If you want to bask in the Glory of this BOB CLAMPETT CLASSIC, here's the video link below:

A TALE OF TWO KITTIES(1942)


And why am I embedding the video here?

Because the short has been in the public domain since 1970 due to UNITED ARTISTS failing to renew the COPYRIGHT on time.

I used a link to the one on WIKIPEDIA but SR BULLET BILL of ARCHIVE.ORG has a huge backlog of Cartoons in his account.

Every Cartoonist should have SR BULLET BILL in their life.

While his print is likely an EL-GATO Capture from HBO MAX, due to ZASLAV's TAX WRITE-OFF FINGERS OF DOOM, the cartoon transferred to TUBI.

But for me, it's always ARCHIVE.ORG for me.

In the later years, the HAYS OFFICE cried afoul(No avian puns please) over the fact that TWEETY is a PSEUDO-ATRICIAL/PRECOCIAL BIRD.

They demanded that TWEETY have feathers or he can kiss his career goodbye.

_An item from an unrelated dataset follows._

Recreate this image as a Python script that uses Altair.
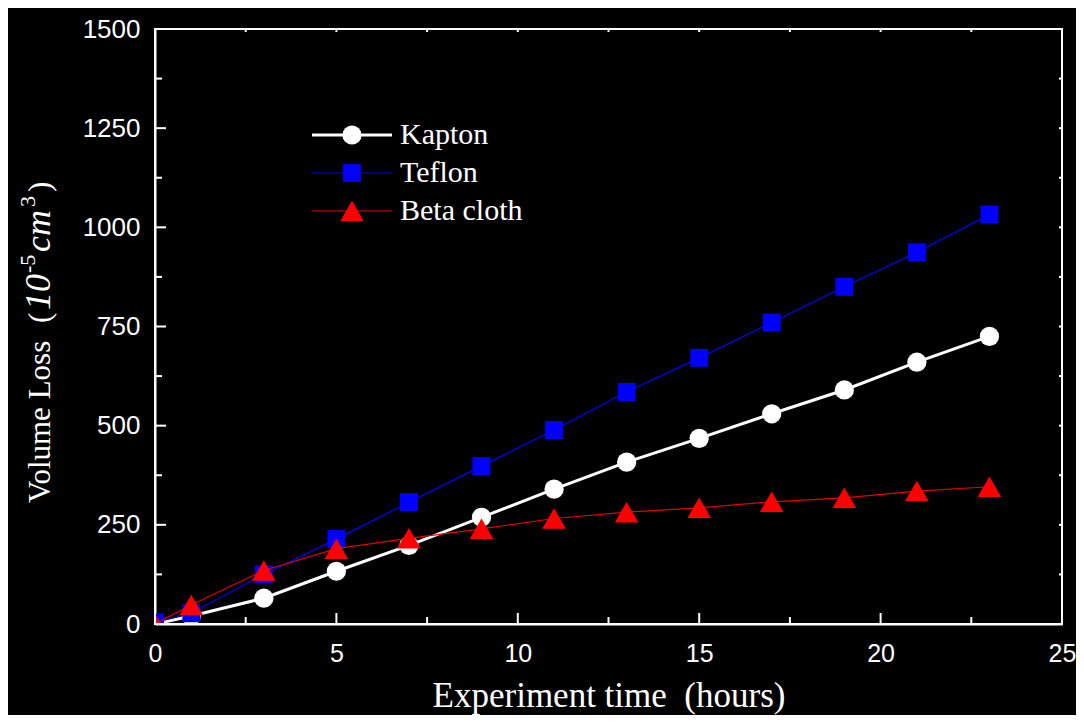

So FRIZ FRELENG took the bird and gave him feathers, 




And gave him a new owner:
She goes just by the name GRANNY

And TWEETY also got a new ADVERSARY:

"THSUFFERING THSUCOTATSH!!!!
We all know it's me! SYLVESTER!!!!!"

I almost forgot to mention, this Cartoon was where TWEETY's famous:

"I TOUGHT I TAW A PUDDY TAT!" Catchphrase originated.

Here it is in full:

"I TOUGHT I TAW A PUDDY TAT!"

!!!!

"I DID!!!
I TAW A PUDDY TAT!!!!"

One thing that BABBIT & CATSTELLO are not happy about is not the fact that multiple CATS alongside SYLVESTER have replaced them and copied their schtick,

But rather that TWEETY became so famous that he has his own PEZ DISPENSER
You'll know when your favorite Cartoon Bird has become so famous that 
Jerry Seinfeld will have a Pez Dispenser bearing TWEETY's FACE.


Now if you'll excuse me, I gotta to finish up this blogpost before I.........

"TURN OUT THOSE LIGHTS!!!!!!!!"


Sorry Tweety.....

In any Case, I'll see you next blogpost.